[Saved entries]

** start **

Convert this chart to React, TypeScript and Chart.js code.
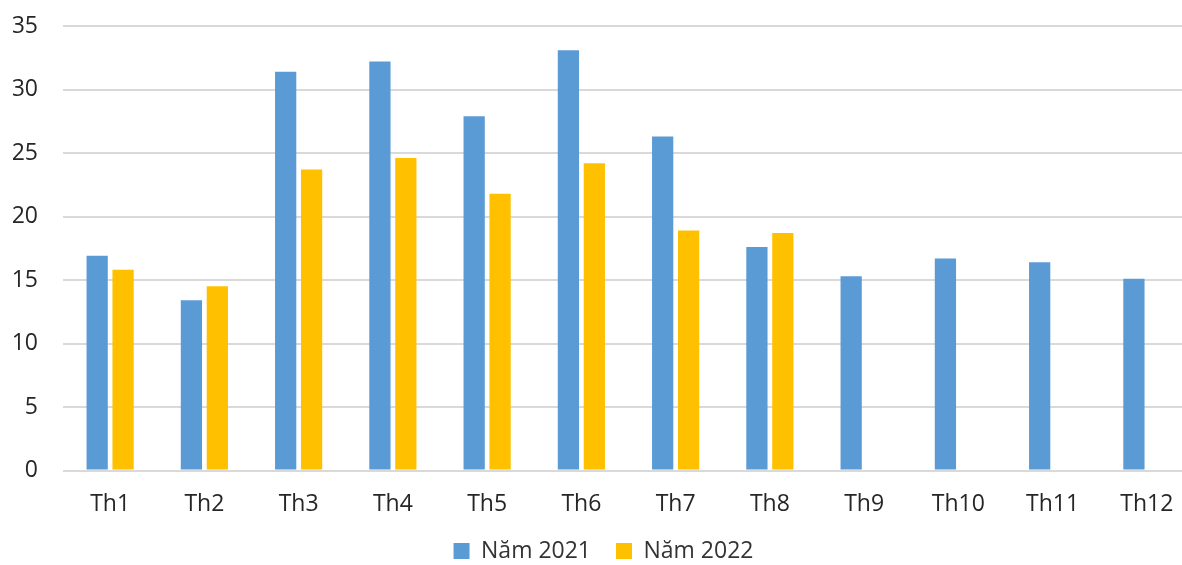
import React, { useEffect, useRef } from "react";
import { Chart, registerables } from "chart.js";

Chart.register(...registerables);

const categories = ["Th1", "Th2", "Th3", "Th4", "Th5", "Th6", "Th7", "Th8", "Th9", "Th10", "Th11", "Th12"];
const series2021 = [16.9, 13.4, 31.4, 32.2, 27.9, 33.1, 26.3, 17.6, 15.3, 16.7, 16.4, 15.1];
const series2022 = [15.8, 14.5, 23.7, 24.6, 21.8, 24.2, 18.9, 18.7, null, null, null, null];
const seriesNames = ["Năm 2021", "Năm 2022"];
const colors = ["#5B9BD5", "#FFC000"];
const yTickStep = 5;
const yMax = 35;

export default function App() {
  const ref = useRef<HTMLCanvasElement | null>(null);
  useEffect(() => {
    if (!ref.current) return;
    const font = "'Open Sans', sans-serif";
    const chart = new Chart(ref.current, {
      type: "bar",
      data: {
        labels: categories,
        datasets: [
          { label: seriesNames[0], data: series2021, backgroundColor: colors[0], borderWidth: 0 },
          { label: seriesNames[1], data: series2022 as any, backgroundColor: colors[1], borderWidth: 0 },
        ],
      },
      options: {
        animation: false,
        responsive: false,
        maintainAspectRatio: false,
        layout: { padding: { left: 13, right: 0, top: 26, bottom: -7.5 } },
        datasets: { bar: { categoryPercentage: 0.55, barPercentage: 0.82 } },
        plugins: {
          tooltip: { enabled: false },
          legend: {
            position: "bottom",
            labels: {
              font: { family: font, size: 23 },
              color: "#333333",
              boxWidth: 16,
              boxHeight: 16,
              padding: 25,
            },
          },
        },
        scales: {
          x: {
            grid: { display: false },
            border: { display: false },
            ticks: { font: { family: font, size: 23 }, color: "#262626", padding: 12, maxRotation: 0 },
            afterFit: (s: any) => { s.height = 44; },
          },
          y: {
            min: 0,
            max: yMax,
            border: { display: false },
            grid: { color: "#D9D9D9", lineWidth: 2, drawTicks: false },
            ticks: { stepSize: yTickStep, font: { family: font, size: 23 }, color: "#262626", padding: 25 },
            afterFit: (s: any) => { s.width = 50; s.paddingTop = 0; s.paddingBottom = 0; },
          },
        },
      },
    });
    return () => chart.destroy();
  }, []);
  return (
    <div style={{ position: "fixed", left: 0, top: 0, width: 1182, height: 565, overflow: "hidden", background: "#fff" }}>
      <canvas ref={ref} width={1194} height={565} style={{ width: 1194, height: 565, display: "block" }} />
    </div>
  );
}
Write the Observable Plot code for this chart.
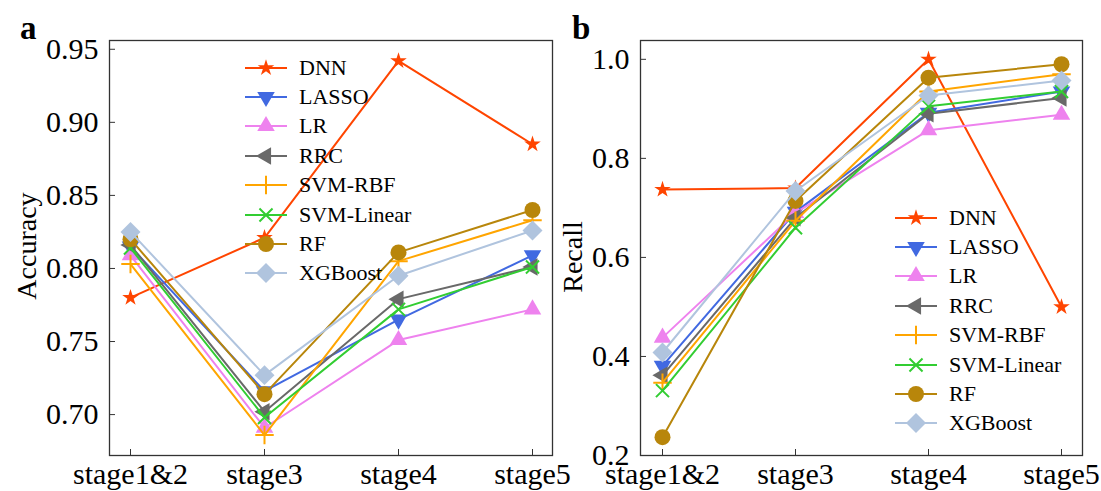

** end **

▶ **WRITTEN TASK**:
Quote only what lies between the first line of the records and the line containing "const yMax = 35;", please, including both lines and excluding images.

▶ **EXPECTED OUTPUT**:
Convert this chart to React, TypeScript and Chart.js code.
import React, { useEffect, useRef } from "react";
import { Chart, registerables } from "chart.js";

Chart.register(...registerables);

const categories = ["Th1", "Th2", "Th3", "Th4", "Th5", "Th6", "Th7", "Th8", "Th9", "Th10", "Th11", "Th12"];
const series2021 = [16.9, 13.4, 31.4, 32.2, 27.9, 33.1, 26.3, 17.6, 15.3, 16.7, 16.4, 15.1];
const series2022 = [15.8, 14.5, 23.7, 24.6, 21.8, 24.2, 18.9, 18.7, null, null, null, null];
const seriesNames = ["Năm 2021", "Năm 2022"];
const colors = ["#5B9BD5", "#FFC000"];
const yTickStep = 5;
const yMax = 35;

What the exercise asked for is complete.